By 1980 The Stubbies had developed a reputation for being more than just one of the major surfing events in the world; it was also the biggest party on the circuit. In his Gonzo account of the event, Tracks editor, Paul Holmes, paints the picture of a hedonistic, festival atmosphere in and around the contest. “The Stubbies is as good an excuse as they need for ten days of continuous raging,” writes Holmes.

As surfers and competitors congregate in the ‘rabbit warren’ apartment blocks overlooking Burleigh Heads, Penthouse Pets and skimpily-clad girls climb the stairwells in search of pro surfing beaus. Down below a bronzed, ten-thousand-plus crowd spreads across the Burleigh headland while event organisers alternate commentary on the surfing with promotions for a female mud wrestling event. Meanwhile a range of venues play host to a series of hard core drinking sessions and winning, it seems, has as much to do with surviving the nocturnal assault on the night-clubs as it does with surfing well. “A weeks supply of Berocca was the only thing between me and disaster,” suggests Holmes as he succumbs to the party whirlpool in the name of a good story.

Crowds gather on the hill at Burleigh to watch the Stubbies.

Against this bacchanalian background Peter Harris describes himself as a non-drinking and non- smoking Christian. He’s also a Burleigh local who is familiar with every shifting bank and boulder along the famed point. Despite the local knowledge Harris’s contest begins poorly and he’s forced to fight his way through the loser’s round. Once in the main event Harris is matched against Cheyne Horan who is at at the apex of his career. As a groomed, eight-foot swell bends around the corner and rattles the boulders all the way down the point, Harris is tuned in to the hollow sections and puts on a barrel show for the roaring crowd. Horan’s pin-ball approach, while exciting, proves no match for Harris’s line straight through the guts of the Burleigh kegs and he seals the victory with a four second disappearing act.
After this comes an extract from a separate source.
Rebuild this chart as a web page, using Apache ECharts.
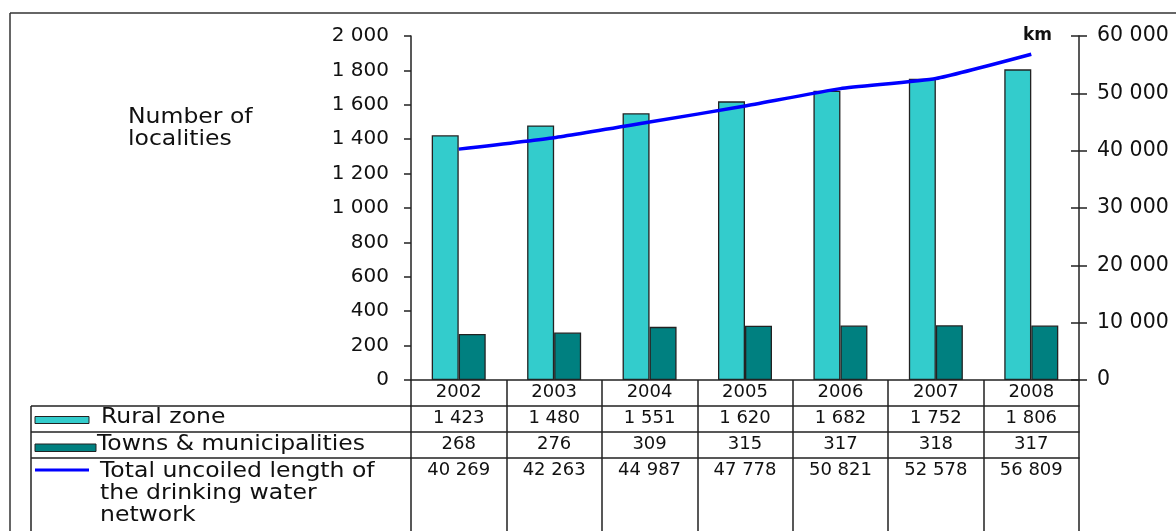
<!DOCTYPE html>
<html>
<head>
<meta charset="utf-8">
<title>Localities and drinking water network</title>
<script src="https://cdn.jsdelivr.net/npm/echarts@6/dist/echarts.min.js"></script>
<style>
  html, body { margin: 0; padding: 0; background: #fff; }
  #chart { width: 1176px; height: 531px; }
</style>
</head>
<body>
<div id="chart"></div>
<script>
// Data
const years = ['2002', '2003', '2004', '2005', '2006', '2007', '2008'];
const rural = [1423, 1480, 1551, 1620, 1682, 1752, 1806];
const towns = [268, 276, 309, 315, 317, 318, 317];
const networkKm = [40269, 42263, 44987, 47778, 50821, 52578, 56809];

const seriesNames = ['Rural zone', 'Towns & municipalities', 'Total uncoiled length of the drinking water network'];

// thousands separated by a space: 40 269
const fmt = v => String(v).replace(/\B(?=(\d{3})+(?!\d))/g, ' ');

const FONT = '"DejaVu Sans", sans-serif';
const INK = '#111';
const RULE = { color: '#222', width: 1.5 };

const chart = echarts.init(document.getElementById('chart'), null, { renderer: 'canvas' });

// one category axis per table row, stacked below the plot with offsets
function tableRow(values, offset, tickLen) {
  return {
    type: 'category',
    position: 'bottom',
    offset: offset,
    data: values,
    boundaryGap: true,
    axisLine: { show: true, onZero: false, lineStyle: RULE },
    axisTick: { show: true, interval: 0, length: tickLen, lineStyle: RULE },
    axisLabel: { interval: 0, margin: 3, color: INK, fontFamily: FONT, fontSize: 18 },
    splitLine: { show: false }
  };
}

// slightly widened label text for the legend column and the left title
function wideText(x, y, text, font) {
  return {
    type: 'text', x: x, y: y, scaleX: 1.12,
    style: { x: 0, y: 0, text: text, font: font || ('21px ' + FONT), fill: INK, textVerticalAlign: 'middle' }
  };
}

const option = {
  backgroundColor: '#fff',
  animation: false,
  grid: { left: 411, right: 97, top: 36, bottom: 151, containLabel: false },
  xAxis: [
    tableRow(years, 0, 26),
    tableRow(rural.map(fmt), 26, 26),
    tableRow(towns.map(fmt), 52, 26),
    tableRow(networkKm.map(fmt), 78, 100)
  ],
  yAxis: [
    {
      type: 'value', position: 'left', min: 0, max: 2000, interval: 200,
      axisLine: { show: true, lineStyle: RULE },
      axisTick: { show: true, length: 7, lineStyle: RULE },
      axisLabel: { margin: 22, color: INK, fontFamily: FONT, fontSize: 20, formatter: fmt },
      splitLine: { show: false }
    },
    {
      type: 'value', position: 'right', min: 0, max: 60000, interval: 10000,
      axisLine: { show: true, lineStyle: RULE },
      axisTick: { show: true, length: 8, lineStyle: RULE },
      axisLabel: { margin: 18, color: INK, fontFamily: FONT, fontSize: 20.5, formatter: fmt },
      splitLine: { show: false }
    },
    {
      // inner half of the crossing ticks on the km axis
      type: 'value', position: 'right', min: 0, max: 60000, interval: 10000,
      axisLine: { show: false },
      axisTick: { show: true, inside: true, length: 8, lineStyle: RULE },
      axisLabel: { show: false },
      splitLine: { show: false }
    }
  ],
  series: [
    {
      name: seriesNames[0], type: 'bar', xAxisIndex: 0, yAxisIndex: 0,
      data: rural, barWidth: 27, barGap: '0%',
      itemStyle: { color: '#33CCCC', borderColor: '#222', borderWidth: 1.3 }
    },
    {
      name: seriesNames[1], type: 'bar', xAxisIndex: 0, yAxisIndex: 0,
      data: towns, barWidth: 27, barGap: '0%',
      itemStyle: { color: '#008080', borderColor: '#222', borderWidth: 1.3 }
    },
    {
      name: seriesNames[2], type: 'line', xAxisIndex: 0, yAxisIndex: 1,
      data: networkKm, smooth: 0.15, showSymbol: false, symbol: 'none',
      lineStyle: { color: '#0000FF', width: 3.5 }, z: 5
    }
  ],
  graphic: [
    // outer frame
    { type: 'line', shape: { x1: 10, y1: 13, x2: 1176, y2: 13 }, style: { stroke: '#333', lineWidth: 1.5 } },
    { type: 'line', shape: { x1: 10, y1: 13, x2: 10, y2: 531 }, style: { stroke: '#333', lineWidth: 1.5 } },
    // legend column of the data table
    { type: 'line', shape: { x1: 31, y1: 406, x2: 411, y2: 406 }, style: { stroke: '#222', lineWidth: 1.5 } },
    { type: 'line', shape: { x1: 31, y1: 432, x2: 411, y2: 432 }, style: { stroke: '#222', lineWidth: 1.5 } },
    { type: 'line', shape: { x1: 31, y1: 458, x2: 411, y2: 458 }, style: { stroke: '#222', lineWidth: 1.5 } },
    { type: 'line', shape: { x1: 31, y1: 406, x2: 31, y2: 531 }, style: { stroke: '#222', lineWidth: 1.5 } },
    // legend keys
    { type: 'rect', shape: { x: 35, y: 416.5, width: 54, height: 7 }, style: { fill: '#33CCCC', stroke: '#222', lineWidth: 1 } },
    { type: 'rect', shape: { x: 35, y: 444, width: 61, height: 7.5 }, style: { fill: '#008080', stroke: '#222', lineWidth: 1 } },
    { type: 'line', shape: { x1: 35, y1: 470, x2: 89, y2: 470 }, style: { stroke: '#0000FF', lineWidth: 3 } },
    // legend labels
    wideText(101, 418, 'Rural zone'),
    wideText(97, 444.5, 'Towns & municipalities'),
    wideText(100, 471.5, 'Total uncoiled length of'),
    wideText(100, 494, 'the drinking water'),
    wideText(100, 515.5, 'network'),
    // axis titles
    wideText(128, 118, 'Number of'),
    wideText(128, 140, 'localities'),
    { type: 'text', style: { x: 1023, y: 36, text: 'km', font: 'bold 17px ' + FONT, fill: INK, textVerticalAlign: 'middle' } }
  ]
};

chart.setOption(option);
</script>
</body>
</html>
As the event continues the conditions deteriorate, but riding the same Sky, swallow-tail twinny fin by Greg 'Magoo' Melhuish, Harris accounts for Joe Engel and Buzzy Kerrbox in the following two rounds. As Harris and Dane Keoloha paddle out for the final it’s standing room only on the Burleigh hill and there’s hardly an unclaimed boulder along the point. With barely a bead of wax separating them, Harris does just enough to out-point the powerful Hawaiian.

Gold Coast and Stubbies icon, Margaret Dupre, (left of frame) at Burleigh in the 80s.

The presentation ceremony is held at the nearby Playroom, the scene of many of the week’s heaviest party sessions. The Lord Mayor is there along with live Koalas in Stubbies shirts. After accepting his $7000 winner’s cheque from Gold Coast sex symbol, Margaret Dupre, Peter Harris later tells Tracks that he had a secret weapon. “I really believe God helped me in this event… Before the event and during the early heats I prayed more than ever before.”

Whether divine intervention played its part or not, Peter Harris's 1980s Stubbies win remains one of pro surfing’s most famous underdog victories.